Poison's Kiss (Poison's Kiss #1)(36)


“Come on, monkey. Tell me what you’re thinking.”

His voice is so quiet I have to strain to hear him. “He’s going to hate us.” I close my eyes. Mani’s right, but it hurts to admit it, even to myself. I crouch down and touch his shoulder.

“If he hates anyone, it will be me,” I say. “He has no reason to hate you.”

Mani looks up at me, his chin quivering. “Even if he hates only you, I’ll never see him again.” This makes my throat burn. Mani asks for so little, and I wish I could give him this—Deven as his friend.

“Maybe he won’t hate either one of us,” I say. “Maybe he’ll be grateful I warned him.” But we both know it won’t matter. Whether Deven is angry with me or not, he will need to leave Sundari to stay safe. It’s likely that neither one of us will ever see him again. I press a kiss on the top of Mani’s head, take a deep breath and cross the street.

My hand trembles as I knock on the door. Three seconds pass and then ten. I’m torn between hoping he’s home and praying he’s not—it’s not clear which is safer for him. A full minute passes and I’m just about to walk away when the door swings open. My heart trips forward at the sight of Deven. He is dressed casually, with damp hair and bare feet as if he’s just emerged from the shower. His face is open and friendly, and I feel the corners of my mouth lifting without my permission. But then he focuses on my face and his expression goes dark. It startles me so much that I take a small step back.

“What are you doing here?” He practically throws the words at me, slaps me with them. This isn’t the same boy who held me to his chest, who kissed my forehead. He’s not looking at me like I’m the perfect girl from his imagination anymore. This is an expression I recognize, one I know as well as I know my own face. It’s the one I wear when I look in the mirror.

My throat feels strangled, but I force myself to speak. “I need to talk to you,” I say. “It’s important.”

Deven shakes his head. “I have nothing to say to you.” His tone has a finality that leaves no room for argument. He tries to close the door, and I have to press myself in front of it to stop him.

“Are you angry with me?” Even as the question leaves my mouth, I realize it sounds foolish.

Deven’s laugh comes out like a bark. “Angry? You could say that.”

My mind is racing, but I’m coming up with more questions than answers. Deven has a hundred reasons to hate me, but I haven’t explained any of them yet.

“May I ask why you’re angry?”

His eyes narrow. “Marinda.” He says my name softly, almost tenderly. “Have you been pouring poison into my drinks?”

All the air leaves my lungs and I have to hold on to the doorframe for support. “How did you—”

“So it’s true?” For just a moment his hard expression softens to a wounded one.

“It’s not like that,” I tell him. “I can explain.”
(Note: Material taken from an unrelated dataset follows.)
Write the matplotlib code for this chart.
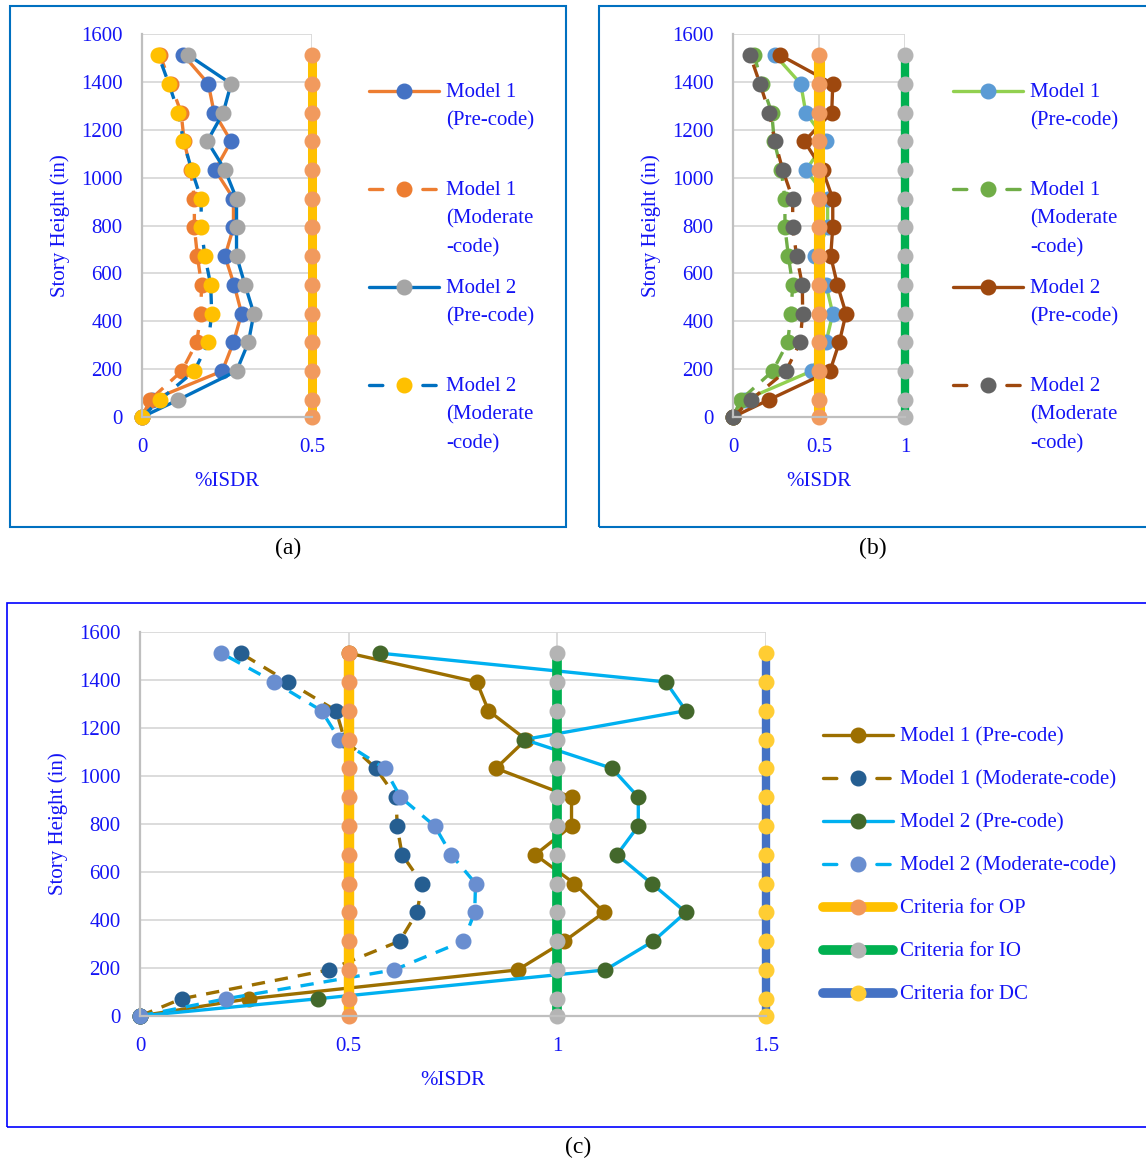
import matplotlib
matplotlib.use("Agg")
import matplotlib.pyplot as plt
from matplotlib.lines import Line2D
from matplotlib.patches import Rectangle

plt.rcParams['font.family'] = ['Liberation Serif', 'DejaVu Serif']

W, H = 1146, 1164

# story heights (in)
heights = [0, 72, 192, 312, 432, 552, 672, 792, 912, 1032, 1152, 1272, 1392, 1512]

# (a) %ISDR
a_m1_pre = [0, 0.03, 0.236, 0.269, 0.293, 0.271, 0.244, 0.269, 0.269, 0.215, 0.262, 0.212, 0.195, 0.122]
a_m1_mod = [0, 0.024, 0.117, 0.161, 0.173, 0.175, 0.163, 0.154, 0.154, 0.143, 0.124, 0.115, 0.084, 0.053]
a_m2_pre = [0, 0.107, 0.278, 0.313, 0.329, 0.303, 0.278, 0.278, 0.278, 0.244, 0.192, 0.239, 0.262, 0.136]
a_m2_mod = [0, 0.053, 0.154, 0.195, 0.205, 0.202, 0.185, 0.174, 0.174, 0.146, 0.122, 0.107, 0.079, 0.048]

# (b) %ISDR
b_m1_pre = [0, 0.07, 0.457, 0.541, 0.580, 0.541, 0.477, 0.55, 0.55, 0.424, 0.541, 0.423, 0.394, 0.244]
b_m1_mod = [0, 0.045, 0.231, 0.318, 0.337, 0.347, 0.322, 0.302, 0.302, 0.28, 0.24, 0.225, 0.167, 0.124]
b_m2_pre = [0, 0.209, 0.564, 0.618, 0.657, 0.607, 0.568, 0.580, 0.580, 0.521, 0.415, 0.574, 0.580, 0.273]
b_m2_mod = [0, 0.105, 0.308, 0.390, 0.405, 0.403, 0.370, 0.347, 0.347, 0.289, 0.244, 0.211, 0.157, 0.099]

# (c) %ISDR
c_m1_pre = [0, 0.262, 0.905, 1.017, 1.112, 1.041, 0.947, 1.034, 1.034, 0.853, 0.925, 0.835, 0.807, 0.5]
c_m1_mod = [0, 0.100, 0.452, 0.622, 0.664, 0.676, 0.628, 0.616, 0.614, 0.565, 0.49, 0.470, 0.355, 0.241]
c_m2_pre = [0, 0.427, 1.115, 1.230, 1.308, 1.226, 1.143, 1.194, 1.194, 1.131, 0.921, 1.308, 1.260, 0.574]
c_m2_mod = [0, 0.207, 0.608, 0.775, 0.802, 0.804, 0.746, 0.706, 0.624, 0.586, 0.478, 0.435, 0.321, 0.195]

# performance criteria limits
op_limit = 0.5
io_limit = 1.0
dc_limit = 1.5

TXT = '#1414F5'
DASH = (4, 3)
FS = 15


def fx(x):
    return x / W


def fy(y):
    return 1 - y / H


def setup_axes(ax, xmax, xticks, xlabels):
    ax.set_xlim(0, xmax)
    ax.set_ylim(0, 1600)
    ax.set_xticks(xticks)
    ax.set_xticklabels(xlabels)
    ax.set_yticks(range(0, 1601, 200))
    ax.grid(True, color='#D9D9D9', lw=1.3)
    ax.set_axisbelow(True)
    for s in ['top', 'right']:
        ax.spines[s].set_visible(False)
    for s in ['left', 'bottom']:
        ax.spines[s].set_color('#BFBFBF')
        ax.spines[s].set_linewidth(1.6)
    ax.tick_params(length=0, labelsize=FS, labelcolor=TXT)
    ax.tick_params(axis='y', pad=14)
    ax.tick_params(axis='x', pad=15)
    ax.set_ylabel('Story Height (in)', fontsize=FS, color=TXT, labelpad=8)
    ax.set_xlabel('%ISDR', fontsize=FS, color=TXT, labelpad=11)


def series(ax, x, lc, mc, dashed=False, lw=2.4, ms=10.5):
    line, = ax.plot(x, heights, color=lc, lw=lw, marker='o', ms=ms,
                    mfc=mc, mec=mc, clip_on=False)
    if dashed:
        line.set_dashes(DASH)
    return line


def criteria(ax, val, lc, mc, lw=6.5, ms=10.5):
    ax.plot([val] * len(heights), heights, color=lc, lw=lw, marker='o', ms=ms,
            mfc=mc, mec=mc, clip_on=False, solid_capstyle='butt')


def key(x0, y, text, lc, mc, dashed=False, lw=2.4, ms=10.5, spacing=1.65):
    x1 = x0 + 70
    ln = Line2D([fx(x0), fx(x1)], [fy(y), fy(y)], transform=fig.transFigure,
                color=lc, lw=lw, solid_capstyle='round', dash_capstyle='round')
    if dashed:
        ln.set_dashes((4, 12))
    fig.add_artist(ln)
    fig.add_artist(Line2D([fx(x0 + 35)], [fy(y)], transform=fig.transFigure,
                          marker='o', ms=ms, mfc=mc, mec=mc, ls='none'))
    fig.text(fx(x1 + 7), fy(y - 8), text, fontsize=FS, color=TXT,
             va='top', ha='left', linespacing=spacing)


fig = plt.figure(figsize=(W / 100, H / 100), dpi=100)

# panel frames
fig.add_artist(Rectangle((fx(10), fy(527)), fx(556), 521 / H, transform=fig.transFigure,
                         fill=False, ec='#0070C0', lw=1.5))
fig.add_artist(Rectangle((fx(599), fy(527)), fx(560), 521 / H, transform=fig.transFigure,
                         fill=False, ec='#0070C0', lw=1.5))
fig.add_artist(Rectangle((fx(7), fy(1127)), fx(1150), 524 / H, transform=fig.transFigure,
                         fill=False, ec='#0000FF', lw=1.2))

# (a)
ax_a = fig.add_axes([fx(142), fy(417), fx(170), 383 / H])
setup_axes(ax_a, 0.5, [0, 0.5], ['0', '0.5'])
series(ax_a, a_m1_pre, '#ED7D31', '#4472C4')
series(ax_a, a_m1_mod, '#ED7D31', '#ED7D31', dashed=True)
series(ax_a, a_m2_pre, '#0070C0', '#A5A5A5')
series(ax_a, a_m2_mod, '#0070C0', '#FFC000', dashed=True)
criteria(ax_a, op_limit, '#FFC000', '#F19A5E')

key(369, 91, 'Model 1\n(Pre-code)', '#ED7D31', '#4472C4')
key(369, 189, 'Model 1\n(Moderate\n-code)', '#ED7D31', '#ED7D31', dashed=True)
key(369, 287, 'Model 2\n(Pre-code)', '#0070C0', '#A5A5A5')
key(369, 385, 'Model 2\n(Moderate\n-code)', '#0070C0', '#FFC000', dashed=True)

# (b)
ax_b = fig.add_axes([fx(733), fy(417), fx(172), 383 / H])
setup_axes(ax_b, 1.0, [0, 0.5, 1], ['0', '0.5', '1'])
series(ax_b, b_m1_pre, '#92D050', '#5B9BD5')
series(ax_b, b_m1_mod, '#70AD47', '#70AD47', dashed=True)
series(ax_b, b_m2_pre, '#9E480E', '#9E480E')
series(ax_b, b_m2_mod, '#9E480E', '#636363', dashed=True)
criteria(ax_b, op_limit, '#FFC000', '#F19A5E', lw=8)
criteria(ax_b, io_limit, '#00B050', '#B4B4B4', lw=6)

key(953, 91, 'Model 1\n(Pre-code)', '#92D050', '#5B9BD5')
key(953, 189, 'Model 1\n(Moderate\n-code)', '#70AD47', '#70AD47', dashed=True)
key(953, 287, 'Model 2\n(Pre-code)', '#9E480E', '#9E480E')
key(953, 385, 'Model 2\n(Moderate\n-code)', '#9E480E', '#636363', dashed=True)

# (c)
ax_c = fig.add_axes([fx(140), fy(1016), fx(626), 384 / H])
setup_axes(ax_c, 1.5, [0, 0.5, 1, 1.5], ['0', '0.5', '1', '1.5'])
series(ax_c, c_m1_pre, '#9C6F00', '#9C6F00')
series(ax_c, c_m1_mod, '#9C6F00', '#255E91', dashed=True)
series(ax_c, c_m2_pre, '#00B0F0', '#43682B')
series(ax_c, c_m2_mod, '#00B0F0', '#698ED0', dashed=True)
criteria(ax_c, op_limit, '#FFC000', '#F1975A', lw=7.5)
criteria(ax_c, io_limit, '#00B050', '#B4B4B4', lw=7)
criteria(ax_c, dc_limit, '#4472C4', '#FFCD33', lw=6)

c_keys = [
    ('Model 1 (Pre-code)', '#9C6F00', '#9C6F00', False, 2.4),
    ('Model 1 (Moderate-code)', '#9C6F00', '#255E91', True, 2.4),
    ('Model 2 (Pre-code)', '#00B0F0', '#43682B', False, 2.4),
    ('Model 2 (Moderate-code)', '#00B0F0', '#698ED0', True, 2.4),
    ('Criteria for OP', '#FFC000', '#F1975A', False, 7),
    ('Criteria for IO', '#00B050', '#B4B4B4', False, 7),
    ('Criteria for DC', '#4472C4', '#FFCD33', False, 7),
]
for i, (lab, lc, mc, dsh, w) in enumerate(c_keys):
    key(823, 735 + 43 * i, lab, lc, mc, dashed=dsh, lw=w)

# panel captions
fig.text(fx(288), fy(548), '(a)', fontsize=17, ha='center', va='center')
fig.text(fx(873), fy(548), '(b)', fontsize=17, ha='center', va='center')
fig.text(fx(578), fy(1147), '(c)', fontsize=17, ha='center', va='center')

fig.savefig('out.png', dpi=100)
Deven rakes both hands through his hair. “I really doubt that,” he says. His fingers curl into fists. “Did the people you work for hit Iyla? Did they whip her until she could barely walk?”

I can hear the rush of my heartbeat in my ears, and something inside me unspools. Tears prickle at the corners of my eyes, but I blink them away. I refuse to let him see me cry. Not when he’s looking at me like that.

“Did they?” Deven asks through a clenched jaw.

“Yes,” I say in a whisper.

“And did that have anything to do with me?” I open my mouth to explain, but before I can say anything, he asks another question. “Are you a killer, Marinda?”

I am completely undone. I wrap my arms around my middle as if I can hold myself together. I want to explain, to tell him my version of events, but it’s too late. Iyla has fed Deven a tale that is completely true, and when I hear it spill from his mouth, I sound like a monster. He will never forgive me. I was right that Iyla’s power for destruction is in her words, and her bruised face tells a better story than I can. But at least she kept her promise. I won’t have to kill Deven—there is no chance he will ever let me get close enough again. My ribs ache with the loss of him, even though he was never really mine.

“I didn’t want to believe it,” he says. “Even when I realized what you’d done to Mani, I wanted it to be a mistake.”

My head snaps up. “What I’d done to Mani?”

“Drop the pretense,” he says. “Anyone with eyes can see that he’s in the late stages of vish bimari. To work for the people you do—to kill for them—it’s awful. But to harm a child? It’s disgusting.”

I feel as if I’ve been plunged into a black hole. Bile rises at the back of my throat. Vish bimari. Poison disease. It’s what kills most of the babies exposed to the toxin. It’s what failed to kill me. But that’s not what Mani has—it’s impossible. He got sick right after Gopal nearly drowned him. The timing of the symptoms would be too much of a coincidence. Unless…I think back to when Gopal pulled Mani from the river, when I nearly put my lips to his. Did I get too close then? My stomach curls into a ball of fear. Maybe that’s why the breathing treatments only half work. Or maybe I’m more toxic than I think, and being with me is too much for his little body. I’ve tried to be so careful. I never kiss him on his face. We never share food or drinks. But maybe it’s not enough. Am I slowly killing him?